Our tall and incredibly smart editorial director, Dick Meyer, scribbled a note to us a little while ago, elaborating on some ideas he set forth in his column Against the Grain. Take a look. In real life, he's not as scary as his picture. – Ed.

(CBS)
Lost in the inelegant political gyrations over the National Intelligence Estimate on the effects of the Iraq war on the broader terror campaign has been, well, the National Intelligence Estimate itself.

One important and thoroughly ignored point made repeatedly in the publicly released summary is that is something very important in the war on terror we don't talk about much: other countries. Specifically, other western countries besides the U.S., and other Arab and Muslim countries besides Iraq.
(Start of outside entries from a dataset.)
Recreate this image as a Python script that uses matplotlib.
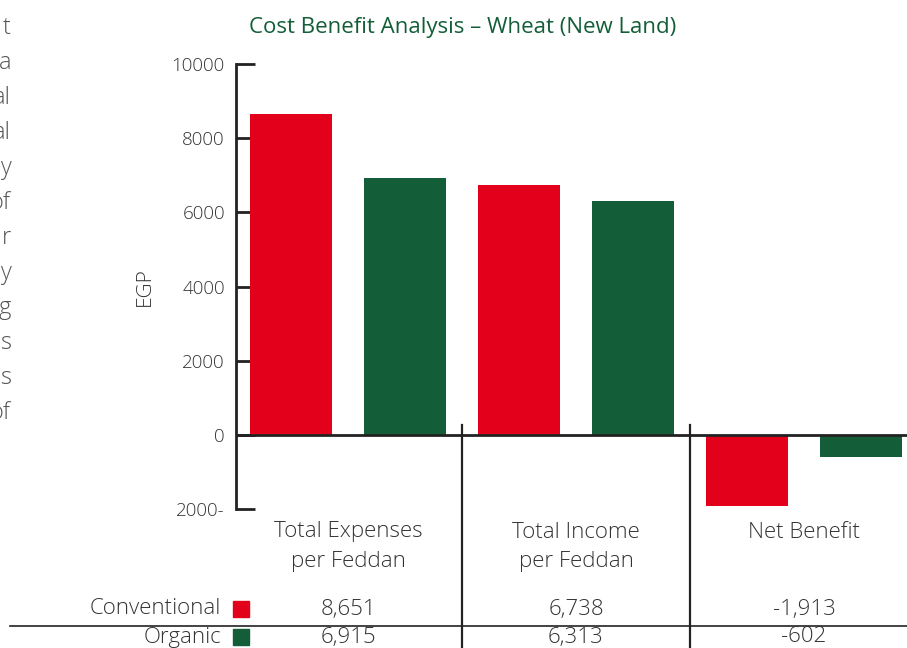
import matplotlib
matplotlib.use("Agg")
import matplotlib.pyplot as plt
from matplotlib.lines import Line2D
from matplotlib.patches import Rectangle

matplotlib.rcParams['font.family'] = ['Open Sans', 'DejaVu Sans']
matplotlib.rcParams['font.size'] = 12

# data
categories = [["Total Expenses", "per Feddan"], ["Total Income", "per Feddan"], ["Net Benefit"]]
conventional = [8651, 6738, -1913]
organic = [6915, 6313, -602]
series_names = ["Conventional", "Organic"]
yticks = [10000, 8000, 6000, 4000, 2000, 0, -2000]
yticklabels = ["10000", "8000", "6000", "4000", "2000", "0", "2000-"]
side_text = ["t", "a", "al", "al", "y", "of", "r", "y", "g", "s", "s", "of"]

RED = "#e2001a"
GREEN = "#135e38"
TXT = "#333333"

W, H = 907, 648
fig = plt.figure(figsize=(W / 100, H / 100), dpi=100)

# axes placed by pixel positions
ax = fig.add_axes([236 / W, 1 - 509 / H, 1 - 236 / W, (509 - 64) / H])

xs_conv = [2 * i for i in range(len(categories))]
xs_org = [2 * i + 1 for i in range(len(categories))]
ax.bar(xs_conv, conventional, width=0.72, color=RED, zorder=2)
ax.bar(xs_org, organic, width=0.72, color=GREEN, zorder=2)
ax.axhline(0, color="#222222", lw=2, zorder=3)

ax.set_xlim(-0.482, 5.40)
ax.set_ylim(-2000, 10000)
for s in ["top", "right", "bottom"]:
    ax.spines[s].set_visible(False)
ax.spines["left"].set_linewidth(2)
ax.spines["left"].set_color("#222222")
ax.set_xticks([])
ax.set_yticks(yticks)
ax.set_yticklabels(yticklabels, color=TXT, fontsize=13.5, fontweight="light")
ax.tick_params(axis="y", direction="in", length=14, width=2, color="#222222", pad=8)
ax.set_ylabel("EGP", color=TXT, fontsize=15, fontweight="light", labelpad=12)


def xpix(x):
    return (236 + (x + 0.482) * 114) / W


# category labels and table values
for i, lines in enumerate(categories):
    xf = xpix(2 * i + 0.5)
    for j, line in enumerate(lines):
        fig.text(xf, 1 - (532 + 29 * j) / H, line, ha="center", va="center",
                 fontsize=16, color=TXT, fontweight="light")
    fig.text(xf, 1 - 609 / H, f"{conventional[i]:,}", ha="center", va="center",
             fontsize=16, color=TXT, fontweight="light")
    fig.text(xf, 1 - 637 / H, f"{organic[i]:,}", ha="center", va="center",
             fontsize=16, color=TXT, fontweight="light")

# separators
for xsep in [1.5, 3.5]:
    xf = xpix(xsep)
    fig.add_artist(Line2D([xf, xf], [0, 1 - 425 / H], color="#222222", lw=1.6))
fig.add_artist(Line2D([10 / W, 1], [1 - 626 / H, 1 - 626 / H], color="#222222", lw=1.2))

# row labels with swatches
for name, color, y in [(series_names[0], RED, 609), (series_names[1], GREEN, 637)]:
    fig.text(221 / W, 1 - y / H, name, ha="right", va="center", fontsize=16,
             color=TXT, fontweight="light")
    fig.add_artist(Rectangle((233 / W, 1 - (y + 8) / H), 16 / W, 16 / H,
                             color=color, transform=fig.transFigure))

# title
fig.text(463 / W, 1 - 27 / H, "Cost Benefit Analysis – Wheat (New Land)",
         ha="center", va="center", fontsize=16, color=GREEN)

# clipped body text on the left edge
for k, s in enumerate(side_text):
    fig.text(11 / W, 1 - (28 + k * 35) / H, s, ha="right", va="center",
             fontsize=17, color="#555555", fontweight="light")

fig.savefig("out.png", dpi=100)
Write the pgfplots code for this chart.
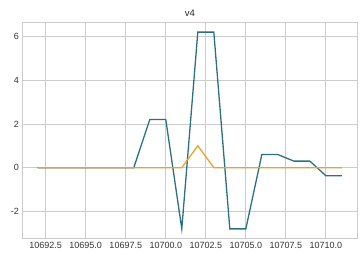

One of the NIE's key findings was "that activists identifying themselves as jihadists, although a small percentage of Muslims, are increasing in both number and geographic dispersion." In other words, there are more terrorists in more countries than there were a few years ago. Western Europe, the report says, is probably a fatter target than the U.S. And the most effective curb on the growth of jihadism, the report says, is increased pluralism, democracy and honesty in Arab and Muslim governments.

What does that mean for fighting the war on terrorism? "Countering the spread of the jihadist movement will require coordinated multilateral efforts that go well beyond operations to capture or kill terrorist leaders." Multilateral means other countries, not just America.

U.S. policy has had a hard time garnering multilateral support. Of course, Democrats and Republicans in our own country can't even play nicely together on this. But even if our own leaders can't listen to each other, maybe they can start doing a better job of listening to the rest of the world.